Your copy should be exact, beginning at the line containing "Generate a Python" and ending at the line containing "from matplotlib.patches import Rectangle", with both lines kept and every picture dropped.

- **Listed records**
## BEGIN
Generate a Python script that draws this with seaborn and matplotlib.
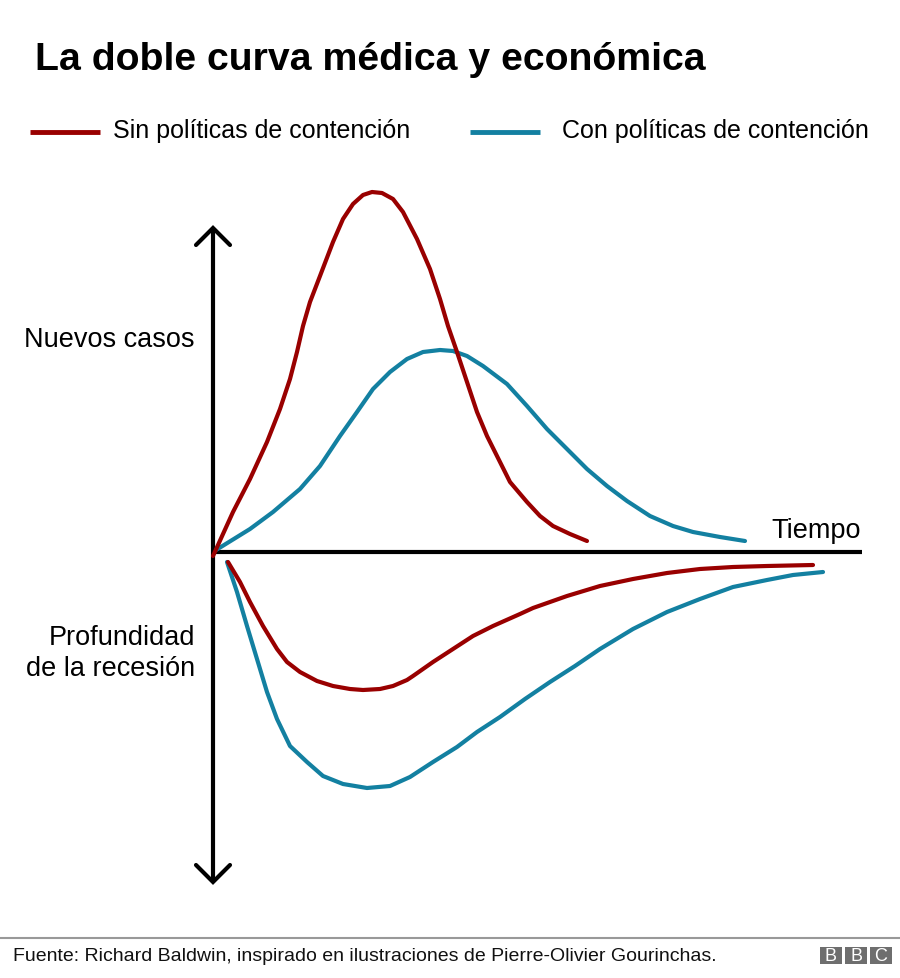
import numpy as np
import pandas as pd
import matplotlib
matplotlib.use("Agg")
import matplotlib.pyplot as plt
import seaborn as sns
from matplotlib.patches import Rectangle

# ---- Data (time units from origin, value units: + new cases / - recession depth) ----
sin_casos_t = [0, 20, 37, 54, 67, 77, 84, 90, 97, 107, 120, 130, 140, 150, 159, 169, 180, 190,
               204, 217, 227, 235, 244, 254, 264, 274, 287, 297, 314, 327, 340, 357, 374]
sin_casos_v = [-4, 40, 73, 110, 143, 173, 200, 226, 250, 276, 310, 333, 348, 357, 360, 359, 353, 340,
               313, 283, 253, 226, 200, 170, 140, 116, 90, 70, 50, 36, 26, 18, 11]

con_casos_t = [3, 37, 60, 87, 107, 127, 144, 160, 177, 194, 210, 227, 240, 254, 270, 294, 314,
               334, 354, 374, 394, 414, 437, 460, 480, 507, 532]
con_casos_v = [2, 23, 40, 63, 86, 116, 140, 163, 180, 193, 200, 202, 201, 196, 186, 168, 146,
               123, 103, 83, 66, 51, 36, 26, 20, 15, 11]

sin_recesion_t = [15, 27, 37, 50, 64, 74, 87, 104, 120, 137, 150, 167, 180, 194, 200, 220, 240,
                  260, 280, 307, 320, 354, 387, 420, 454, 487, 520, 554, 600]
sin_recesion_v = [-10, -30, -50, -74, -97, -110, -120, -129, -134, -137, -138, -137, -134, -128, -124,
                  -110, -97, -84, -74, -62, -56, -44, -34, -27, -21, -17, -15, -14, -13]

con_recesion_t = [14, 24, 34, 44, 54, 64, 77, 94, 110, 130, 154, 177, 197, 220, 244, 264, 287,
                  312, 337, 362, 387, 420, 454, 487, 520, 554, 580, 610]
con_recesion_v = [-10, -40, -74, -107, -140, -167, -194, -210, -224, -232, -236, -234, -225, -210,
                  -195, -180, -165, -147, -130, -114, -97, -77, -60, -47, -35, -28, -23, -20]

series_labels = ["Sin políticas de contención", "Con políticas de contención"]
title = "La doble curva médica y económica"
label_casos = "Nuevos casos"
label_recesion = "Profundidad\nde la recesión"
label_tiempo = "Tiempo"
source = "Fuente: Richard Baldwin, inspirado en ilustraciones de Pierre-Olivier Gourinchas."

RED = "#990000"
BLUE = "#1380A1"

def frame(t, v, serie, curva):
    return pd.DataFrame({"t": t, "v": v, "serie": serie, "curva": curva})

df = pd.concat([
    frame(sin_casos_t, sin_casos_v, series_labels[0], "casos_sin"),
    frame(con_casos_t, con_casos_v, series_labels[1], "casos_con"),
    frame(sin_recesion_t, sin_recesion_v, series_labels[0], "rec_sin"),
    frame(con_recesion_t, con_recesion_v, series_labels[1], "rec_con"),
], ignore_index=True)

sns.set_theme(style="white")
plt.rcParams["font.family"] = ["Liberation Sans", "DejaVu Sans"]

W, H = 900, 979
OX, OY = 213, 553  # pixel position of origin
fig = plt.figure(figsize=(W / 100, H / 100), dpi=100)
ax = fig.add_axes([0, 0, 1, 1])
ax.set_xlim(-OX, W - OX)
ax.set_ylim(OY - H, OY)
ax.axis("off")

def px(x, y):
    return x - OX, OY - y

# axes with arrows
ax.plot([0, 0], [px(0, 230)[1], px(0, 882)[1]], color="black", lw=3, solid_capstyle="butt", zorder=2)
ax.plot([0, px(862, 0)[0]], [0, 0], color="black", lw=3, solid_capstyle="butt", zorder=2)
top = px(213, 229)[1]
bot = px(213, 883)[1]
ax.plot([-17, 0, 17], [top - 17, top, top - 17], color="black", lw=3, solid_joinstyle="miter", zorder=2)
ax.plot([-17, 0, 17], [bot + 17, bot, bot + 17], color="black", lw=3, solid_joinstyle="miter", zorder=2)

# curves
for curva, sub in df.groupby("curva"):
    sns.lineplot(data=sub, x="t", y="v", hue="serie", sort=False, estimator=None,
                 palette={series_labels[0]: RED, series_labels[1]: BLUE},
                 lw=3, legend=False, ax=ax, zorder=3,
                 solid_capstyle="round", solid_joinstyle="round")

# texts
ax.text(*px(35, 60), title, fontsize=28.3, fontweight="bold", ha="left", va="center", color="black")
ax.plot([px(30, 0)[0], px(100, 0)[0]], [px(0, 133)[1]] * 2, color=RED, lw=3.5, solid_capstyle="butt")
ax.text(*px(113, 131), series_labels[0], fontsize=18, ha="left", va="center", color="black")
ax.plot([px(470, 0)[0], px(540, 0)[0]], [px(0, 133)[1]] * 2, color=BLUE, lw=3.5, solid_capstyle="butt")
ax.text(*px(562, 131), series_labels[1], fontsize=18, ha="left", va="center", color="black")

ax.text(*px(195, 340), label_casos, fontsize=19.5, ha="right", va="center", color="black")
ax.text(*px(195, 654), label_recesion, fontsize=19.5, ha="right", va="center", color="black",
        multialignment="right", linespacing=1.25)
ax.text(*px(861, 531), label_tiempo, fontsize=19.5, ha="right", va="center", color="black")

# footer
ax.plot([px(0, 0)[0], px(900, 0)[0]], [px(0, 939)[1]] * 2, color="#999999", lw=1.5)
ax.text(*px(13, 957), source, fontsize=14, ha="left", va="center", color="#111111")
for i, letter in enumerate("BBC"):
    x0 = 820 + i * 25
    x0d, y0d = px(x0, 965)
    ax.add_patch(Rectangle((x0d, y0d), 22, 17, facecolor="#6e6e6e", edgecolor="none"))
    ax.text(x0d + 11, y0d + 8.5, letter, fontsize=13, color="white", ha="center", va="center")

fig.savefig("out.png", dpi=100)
## END
## BEGIN
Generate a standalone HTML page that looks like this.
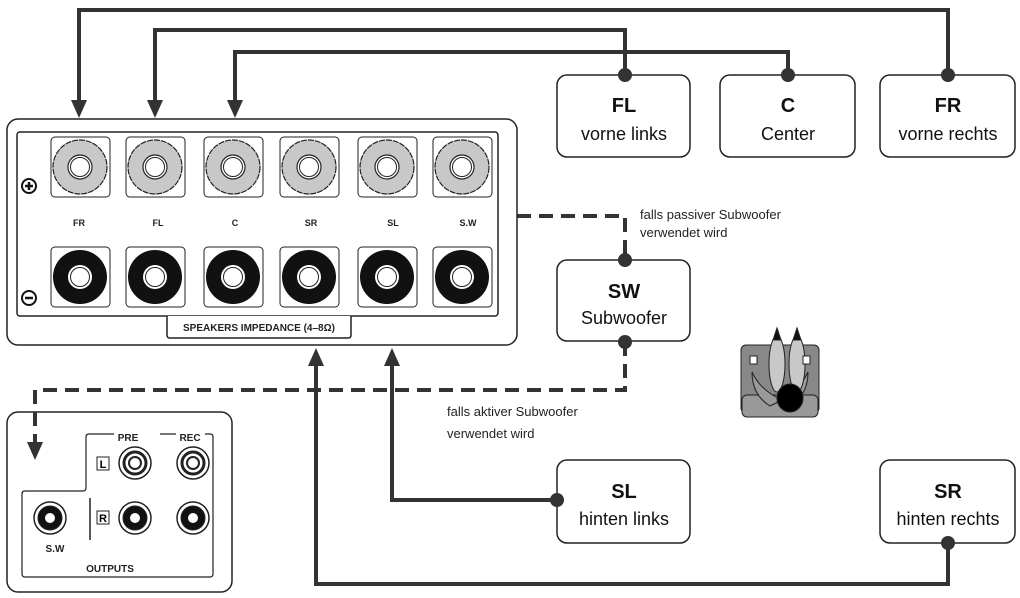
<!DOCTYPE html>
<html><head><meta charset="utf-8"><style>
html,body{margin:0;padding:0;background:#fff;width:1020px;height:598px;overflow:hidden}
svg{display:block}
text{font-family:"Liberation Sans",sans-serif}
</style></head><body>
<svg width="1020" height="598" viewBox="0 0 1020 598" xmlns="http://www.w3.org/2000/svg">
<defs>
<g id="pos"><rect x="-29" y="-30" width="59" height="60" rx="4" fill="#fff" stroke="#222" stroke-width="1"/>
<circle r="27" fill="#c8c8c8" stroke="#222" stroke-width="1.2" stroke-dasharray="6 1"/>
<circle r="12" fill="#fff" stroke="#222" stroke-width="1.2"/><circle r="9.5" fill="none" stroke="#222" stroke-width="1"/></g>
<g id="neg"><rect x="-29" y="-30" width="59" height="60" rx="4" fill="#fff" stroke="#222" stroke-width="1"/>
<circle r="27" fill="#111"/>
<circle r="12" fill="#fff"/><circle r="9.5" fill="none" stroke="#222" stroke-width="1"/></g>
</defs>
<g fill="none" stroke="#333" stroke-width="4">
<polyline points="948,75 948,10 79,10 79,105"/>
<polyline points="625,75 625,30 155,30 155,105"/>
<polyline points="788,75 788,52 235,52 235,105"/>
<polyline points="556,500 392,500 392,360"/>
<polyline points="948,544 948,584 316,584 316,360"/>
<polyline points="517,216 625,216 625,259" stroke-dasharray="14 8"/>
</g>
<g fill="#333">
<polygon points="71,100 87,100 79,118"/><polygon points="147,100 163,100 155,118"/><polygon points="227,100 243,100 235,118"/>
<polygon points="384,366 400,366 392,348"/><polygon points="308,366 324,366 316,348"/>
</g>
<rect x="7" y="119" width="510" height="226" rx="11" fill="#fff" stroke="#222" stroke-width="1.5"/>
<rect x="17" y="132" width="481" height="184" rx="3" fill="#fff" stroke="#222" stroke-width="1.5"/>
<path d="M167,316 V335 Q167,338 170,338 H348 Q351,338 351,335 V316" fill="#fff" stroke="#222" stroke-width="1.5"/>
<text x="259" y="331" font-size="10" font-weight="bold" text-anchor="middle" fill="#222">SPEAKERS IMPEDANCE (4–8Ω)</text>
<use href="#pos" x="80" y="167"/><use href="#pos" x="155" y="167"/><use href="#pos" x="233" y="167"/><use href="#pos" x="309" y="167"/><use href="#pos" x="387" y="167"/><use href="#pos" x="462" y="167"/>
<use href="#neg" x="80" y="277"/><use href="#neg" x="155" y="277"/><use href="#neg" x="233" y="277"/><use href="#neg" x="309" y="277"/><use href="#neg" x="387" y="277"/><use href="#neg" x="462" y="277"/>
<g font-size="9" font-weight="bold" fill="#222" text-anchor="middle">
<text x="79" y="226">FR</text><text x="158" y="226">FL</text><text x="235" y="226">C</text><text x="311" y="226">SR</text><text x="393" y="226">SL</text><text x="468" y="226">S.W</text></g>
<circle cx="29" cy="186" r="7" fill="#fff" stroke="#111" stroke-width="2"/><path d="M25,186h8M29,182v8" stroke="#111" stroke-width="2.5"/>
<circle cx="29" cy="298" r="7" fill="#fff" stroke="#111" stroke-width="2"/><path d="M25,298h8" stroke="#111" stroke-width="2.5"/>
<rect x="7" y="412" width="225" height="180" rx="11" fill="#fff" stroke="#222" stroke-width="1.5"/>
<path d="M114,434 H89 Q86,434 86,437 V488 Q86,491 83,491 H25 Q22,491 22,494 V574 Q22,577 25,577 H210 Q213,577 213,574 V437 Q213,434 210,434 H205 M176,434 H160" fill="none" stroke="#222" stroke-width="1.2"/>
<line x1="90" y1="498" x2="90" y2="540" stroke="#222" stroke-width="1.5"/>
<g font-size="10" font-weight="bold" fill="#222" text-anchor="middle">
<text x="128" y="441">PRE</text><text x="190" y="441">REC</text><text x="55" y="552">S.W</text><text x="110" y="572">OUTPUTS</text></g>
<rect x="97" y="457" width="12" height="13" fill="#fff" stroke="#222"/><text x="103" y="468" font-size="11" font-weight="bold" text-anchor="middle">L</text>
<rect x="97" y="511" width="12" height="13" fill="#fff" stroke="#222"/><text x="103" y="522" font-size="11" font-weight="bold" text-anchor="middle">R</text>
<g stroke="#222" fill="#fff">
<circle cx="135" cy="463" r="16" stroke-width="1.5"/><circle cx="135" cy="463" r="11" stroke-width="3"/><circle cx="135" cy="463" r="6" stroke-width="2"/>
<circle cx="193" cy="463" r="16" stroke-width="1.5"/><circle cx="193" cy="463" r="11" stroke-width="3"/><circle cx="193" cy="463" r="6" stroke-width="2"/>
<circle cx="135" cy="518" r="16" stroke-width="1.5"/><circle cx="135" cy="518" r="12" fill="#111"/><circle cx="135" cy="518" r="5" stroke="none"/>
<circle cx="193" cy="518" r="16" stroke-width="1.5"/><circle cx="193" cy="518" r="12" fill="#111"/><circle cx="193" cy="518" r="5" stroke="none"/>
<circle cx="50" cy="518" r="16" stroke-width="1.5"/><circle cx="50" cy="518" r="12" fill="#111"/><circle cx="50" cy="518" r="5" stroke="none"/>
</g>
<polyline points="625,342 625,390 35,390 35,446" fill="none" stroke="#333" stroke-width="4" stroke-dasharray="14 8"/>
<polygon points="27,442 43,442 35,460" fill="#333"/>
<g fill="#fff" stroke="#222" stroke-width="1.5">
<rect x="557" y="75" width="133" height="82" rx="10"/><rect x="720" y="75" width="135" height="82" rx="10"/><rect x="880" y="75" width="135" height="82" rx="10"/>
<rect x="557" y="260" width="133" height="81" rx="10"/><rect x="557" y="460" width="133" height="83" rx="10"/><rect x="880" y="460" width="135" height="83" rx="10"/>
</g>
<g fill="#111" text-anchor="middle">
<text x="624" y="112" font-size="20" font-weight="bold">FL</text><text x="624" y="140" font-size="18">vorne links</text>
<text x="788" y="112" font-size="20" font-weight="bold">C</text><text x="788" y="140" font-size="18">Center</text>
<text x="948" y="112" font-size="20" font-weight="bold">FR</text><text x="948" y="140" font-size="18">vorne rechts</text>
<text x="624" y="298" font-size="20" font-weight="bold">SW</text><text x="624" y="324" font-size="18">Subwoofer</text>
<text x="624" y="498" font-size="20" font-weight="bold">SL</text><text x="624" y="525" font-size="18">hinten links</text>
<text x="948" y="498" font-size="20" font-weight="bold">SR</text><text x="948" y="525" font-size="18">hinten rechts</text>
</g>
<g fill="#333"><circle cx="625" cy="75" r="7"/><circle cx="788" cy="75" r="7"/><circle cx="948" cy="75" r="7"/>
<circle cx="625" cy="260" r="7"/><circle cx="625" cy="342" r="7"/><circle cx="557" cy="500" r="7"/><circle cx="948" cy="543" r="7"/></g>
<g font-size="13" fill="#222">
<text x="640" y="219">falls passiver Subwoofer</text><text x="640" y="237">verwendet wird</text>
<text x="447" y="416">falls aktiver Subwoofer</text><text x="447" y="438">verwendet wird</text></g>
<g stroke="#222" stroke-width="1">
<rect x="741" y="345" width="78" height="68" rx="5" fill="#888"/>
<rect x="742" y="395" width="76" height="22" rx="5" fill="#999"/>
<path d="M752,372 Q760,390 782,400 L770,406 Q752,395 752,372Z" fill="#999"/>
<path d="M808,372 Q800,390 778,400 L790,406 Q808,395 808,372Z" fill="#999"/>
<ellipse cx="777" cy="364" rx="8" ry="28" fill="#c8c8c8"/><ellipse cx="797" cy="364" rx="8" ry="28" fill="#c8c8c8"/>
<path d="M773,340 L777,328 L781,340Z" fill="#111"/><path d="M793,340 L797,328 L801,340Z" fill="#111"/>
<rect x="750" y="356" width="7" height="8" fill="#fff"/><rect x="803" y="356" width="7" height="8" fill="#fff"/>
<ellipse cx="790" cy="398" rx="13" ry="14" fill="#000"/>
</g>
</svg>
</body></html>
## END
## BEGIN
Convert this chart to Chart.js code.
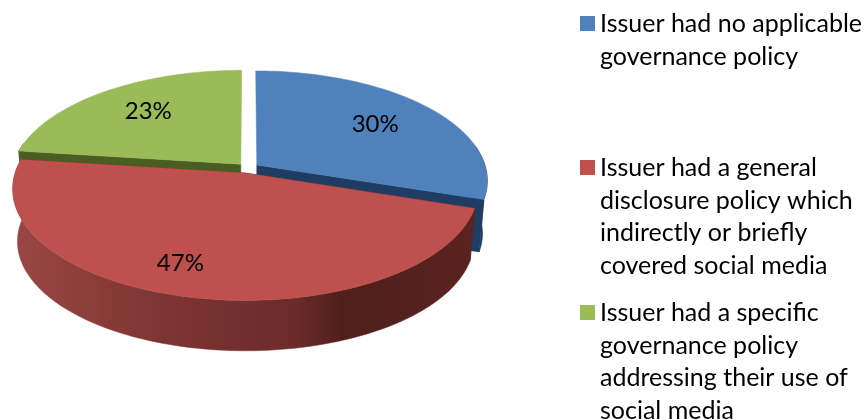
## END
- **Exercise answer**
Generate a Python script that draws this with seaborn and matplotlib.
import numpy as np
import pandas as pd
import matplotlib
matplotlib.use("Agg")
import matplotlib.pyplot as plt
import seaborn as sns
from matplotlib.patches import Rectangle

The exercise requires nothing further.